Steve Bolton, founder of investment consultancy Platinum Property Partners and one of two landlords who have led a campaign against restricting mortgage interest tax relief for buy to let investors, has restated his opposition to the move.
“Today marks the introduction of tax changes that threaten to seriously damage the UK buy to let market. Landlords will no longer be able to offset all their finance costs against their rental income before calculating their tax bill. In implementing these changes, the government is breaking an age-old taxation practice and is forcing landlords to pay tax on part of their costs despite no other type of business having to follow such rules” he says.
“Landlords play an integral role in today’s property market. Rental demand is at an all-time high, and not just because many have been priced out of buying a home in their desired location. A growing number of people choose to rent because they enjoy the convenience and flexibility, and our increasingly mobile workforce requires it.” he continues.
Bolton claims the government’s recent Housing White Paper admitted the importance of a fair and affordable rental market: yet by targeting landlords’ profits, these changes will inadvertently make renting more expensive for tenants, he suggests.
“The changes will not only affect higher-rate taxpayers, but also an estimated 440,000 additional landlords that will be pushed into this tax bracket because of finance costs artificially inflating their income. Many will find their tax bill outweighs their profits, forcing them to sell properties, increase rents (which are often already below market rates) or leave the market altogether” he goes on.

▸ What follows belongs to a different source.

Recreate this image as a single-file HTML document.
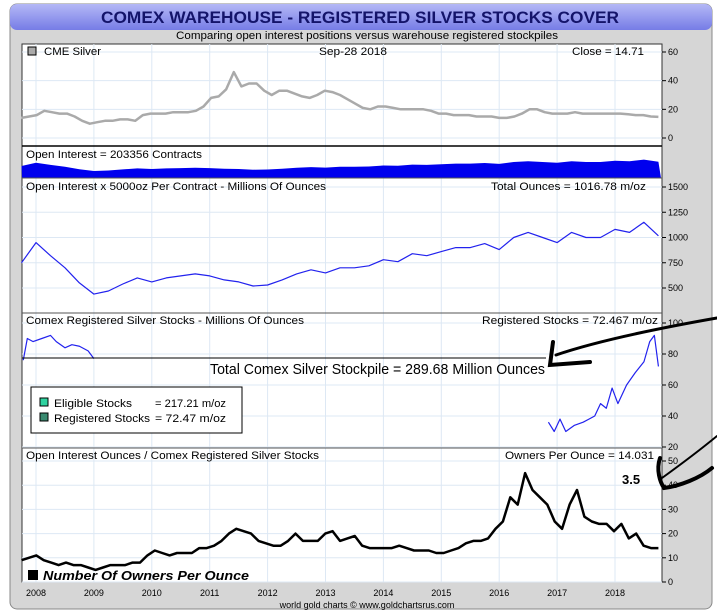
<!DOCTYPE html>
<html><head><meta charset="utf-8"><style>
body{margin:0;background:#fff;}
svg{display:block;font-family:"Liberation Sans",sans-serif;}
</style></head><body>
<svg id="chart" width="717" height="615" viewBox="0 0 717 615">
<defs><linearGradient id="tg" x1="0" y1="0" x2="0" y2="1"><stop offset="0" stop-color="#b4b8f6"/><stop offset="1" stop-color="#767ce6"/></linearGradient></defs>
<rect x="10" y="4" width="702" height="605" rx="7" fill="#d6d6d6" stroke="#888"/>
<rect x="10" y="4" width="702" height="26" rx="7" fill="url(#tg)"/>
<text x="360" y="23" text-anchor="middle" font-size="17" font-weight="bold" fill="#14146a" textLength="518" lengthAdjust="spacingAndGlyphs">COMEX WAREHOUSE - REGISTERED SILVER STOCKS COVER</text>
<text x="367" y="39" text-anchor="middle" font-size="11" fill="#000" textLength="382" lengthAdjust="spacingAndGlyphs">Comparing open interest positions versus warehouse registered stockpiles</text>
<rect x="22" y="44" width="640" height="538" fill="#fff" stroke="#333"/>
<g id="grid"></g>
<g id="marks"></g>
<g id="axes"></g>
<g font-size="11" fill="#000">
<rect x="28" y="47" width="8" height="8" fill="#aaa" stroke="#000"/>
<text x="44" y="55" textLength="57" lengthAdjust="spacingAndGlyphs">CME Silver</text>
<text x="319" y="55" textLength="68" lengthAdjust="spacingAndGlyphs">Sep-28  2018</text>
<text x="572" y="55" textLength="72" lengthAdjust="spacingAndGlyphs">Close = 14.71</text>
<text x="26" y="158" textLength="176" lengthAdjust="spacingAndGlyphs">Open Interest = 203356 Contracts</text>
<text x="26" y="190" textLength="300" lengthAdjust="spacingAndGlyphs">Open Interest x 5000oz Per Contract - Millions Of Ounces</text>
<text x="491" y="190" textLength="155" lengthAdjust="spacingAndGlyphs">Total Ounces = 1016.78 m/oz</text>
<text x="26" y="324" textLength="278" lengthAdjust="spacingAndGlyphs">Comex Registered Silver Stocks - Millions Of Ounces</text>
<text x="482" y="324" textLength="176" lengthAdjust="spacingAndGlyphs">Registered Stocks = 72.467 m/oz</text>
<text x="26" y="459" textLength="293" lengthAdjust="spacingAndGlyphs">Open Interest Ounces / Comex Registered Silver Stocks</text>
<text x="505" y="459" textLength="149" lengthAdjust="spacingAndGlyphs">Owners Per Ounce = 14.031</text>
</g>
<line x1="22" y1="358" x2="546" y2="358" stroke="#000" stroke-width="1"/>
<text x="210" y="374" font-size="15" textLength="335" lengthAdjust="spacingAndGlyphs">Total Comex Silver Stockpile = 289.68 Million Ounces</text>
<g>
<rect x="31" y="387" width="211" height="46" fill="#fff" stroke="#000"/>
<rect x="40" y="398" width="8" height="8" fill="#2fd3a0" stroke="#000"/>
<text x="54" y="407" font-size="11" textLength="78" lengthAdjust="spacingAndGlyphs">Eligible Stocks</text>
<text x="155" y="407" font-size="11" textLength="71" lengthAdjust="spacingAndGlyphs">= 217.21 m/oz</text>
<rect x="40" y="413" width="8" height="8" fill="#3a8a70" stroke="#000"/>
<text x="54" y="422" font-size="11" textLength="96" lengthAdjust="spacingAndGlyphs">Registered Stocks</text>
<text x="155" y="422" font-size="11" textLength="71" lengthAdjust="spacingAndGlyphs">= 72.47 m/oz</text>
</g>
<rect x="28" y="570" width="10" height="10" fill="#000"/>
<text x="43" y="580" font-size="13" font-weight="bold" font-style="italic" textLength="206" lengthAdjust="spacingAndGlyphs">Number Of Owners Per Ounce</text>
<text x="367" y="608" text-anchor="middle" font-size="9">world gold charts © www.goldchartsrus.com</text>
<g fill="none" stroke="#000" stroke-linecap="round">
<path d="M717,318 C660,328 600,340 556,355" stroke-width="3"/>
<path d="M553,342 L550,365 L590,362" stroke-width="4"/>
<path d="M717,436 C700,450 680,465 662,478" stroke-width="2"/>
<path d="M660,458 C656,470 660,482 664,488 C680,486 700,478 712,468" stroke-width="4"/>
</g>
<text x="622" y="484" font-size="13" font-weight="bold">3.5</text>
<script>
const NS="http://www.w3.org/2000/svg";
const startYear=2007.75, stepYear=0.125;
const yearTicks=[2008,2009,2010,2011,2012,2013,2014,2015,2016,2017,2018];
const priceValues=[14,15,16,19,18,17,17,15,12,10,11,12,12,13,13,12,16,17,17,17,18,18,18,19,22,28,29,34,46,36,38,38,33,30,33,33,31,29,28,30,33,32,30,27,24,21,20,22,22,21,20,20,20,20,19,17,17,16,16,16,15,15,15,14,14,15,17,20,20,18,17,17,17,18,17,17,17,17,17,17,16.5,16,16,15,14.7];
const oiValues=[750,950,820,700,550,440,470,540,600,560,600,620,640,620,580,560,520,530,580,640,680,650,700,700,720,780,760,840,820,860,900,900,940,880,1000,1050,1000,950,1050,1000,1000,1080,1050,1150,1017];
const oiStep=0.25;
const regEarlyDates=[2007.78,2007.85,2007.95,2008.1,2008.25,2008.35,2008.5,2008.62,2008.75,2008.9,2009.0];
const regEarlyValues=[76,90,88,90,92,88,84,86,85,82,77];
const regLateDates=[2016.85,2016.95,2017.05,2017.15,2017.3,2017.45,2017.55,2017.65,2017.75,2017.85,2017.95,2018.05,2018.2,2018.35,2018.5,2018.6,2018.68,2018.75];
const regLateValues=[36,30,38,30,34,36,38,40,48,45,58,48,60,68,75,88,92,72];
const ownersValues=[9,10,11,9,8,7,8,7,7,6,5,6,7,7,7,8,8,11,13,12,11,12,12,12,14,14,15,17,20,22,21,20,17,16,15,15,17,20,17,17,17,20,21,17,18,19,15,14,14,14,14,15,14,13,13,13,12,12,13,14,16,17,17,18,22,25,35,32,45,38,35,32,25,22,32,38,27,25,24,24,21,24,18,20,15,14,14];
const priceTicks=[0,20,40,60], oiTicks=[500,750,1000,1250,1500], regTicks=[20,40,60,80,100], ownTicks=[0,10,20,30,40,50];
function xs(t){return 36+(t-2008)*57.9;}
function lin(d0,d1,r0,r1){return v=>r0+(v-d0)/(d1-d0)*(r1-r0);}
const yPrice=lin(0,60,138,52), yOIfill=lin(0,2000,178,146), yOI=lin(500,1500,288,187), yReg=lin(20,100,447,323), yOwn=lin(0,50,582,461);
function el(tag,attrs,parent){const e=document.createElementNS(NS,tag);for(const k in attrs)e.setAttribute(k,attrs[k]);parent.appendChild(e);return e;}
const grid=document.getElementById('grid'),marks=document.getElementById('marks'),axes=document.getElementById('axes');
yearTicks.forEach(y=>{
 const l=el('line',{x1:xs(y),x2:xs(y),y1:44,y2:582,stroke:'#dde8f4'},grid);
 
 
 const t=el('text',{x:xs(y),y:596,'text-anchor':'middle','font-size':9},axes);t.textContent=y;
 
 
});
function yTicks(ticks,f,name){ticks.forEach(v=>{
 const l=el('line',{x1:22,x2:662,y1:f(v),y2:f(v),stroke:'#dde8f4'},grid);
 
 
 el('line',{x1:662,x2:666,y1:f(v),y2:f(v),stroke:'#000'},axes);
 const t=el('text',{x:668,y:f(v)+3,'font-size':9},axes);t.textContent=v;
 
 
});}
yTicks(priceTicks,yPrice,'price');yTicks(oiTicks,yOI,'oi');yTicks(regTicks,yReg,'registered');yTicks(ownTicks,yOwn,'owners');
[146,178,313,448].forEach((y,i)=>{const l=el('line',{x1:22,x2:662,y1:y,y2:y,stroke:i==0?'#000':'#555','stroke-width':i==0?1.5:1},axes);
 
 });
function pts(vals,f,step){return vals.map((v,i)=>Math.min(661,xs(startYear+i*step)).toFixed(1)+','+f(v).toFixed(1));}
function line(p,stroke,w,name){const e=el('polyline',{points:p.join(' '),fill:'none',stroke:stroke,'stroke-width':w,'stroke-linejoin':'round'},marks);
 
 }
line(pts(priceValues,yPrice,(2018.75-startYear)/(priceValues.length-1)),'#aaa',2.5,'silver-price-line');
const fp=pts(oiValues,yOIfill,oiStep);
const area=el('polygon',{points:'22,178 '+fp.join(' ')+' 661,178',fill:'#0000ee'},marks);


line(pts(oiValues,yOI,oiStep),'#2222ee',1.2,'oi-ounces-line');
line(regEarlyDates.map((d,i)=>xs(d)+','+yReg(regEarlyValues[i])),'#2222ee',1.2,'registered-early-line');
line(regLateDates.map((d,i)=>xs(d)+','+yReg(regLateValues[i])),'#2222ee',1.2,'registered-late-line');
line(pts(ownersValues,yOwn,(2018.75-startYear)/(ownersValues.length-1)),'#000',2.5,'owners-per-ounce-line');
</script>
</svg>
</body></html>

“The tax changes are based on a fundamental flaw – that driving landlords out of the housing market will improve first-time buyer levels. This simply isn’t true. Landlords and first-time buyers do not buy the same types of properties, and shrinking rental supply won’t suddenly help first-time buyers to save for a deposit. In fact, it will do the very opposite as rents become more expensive. The sooner the government realises this and reverses the changes, the better.”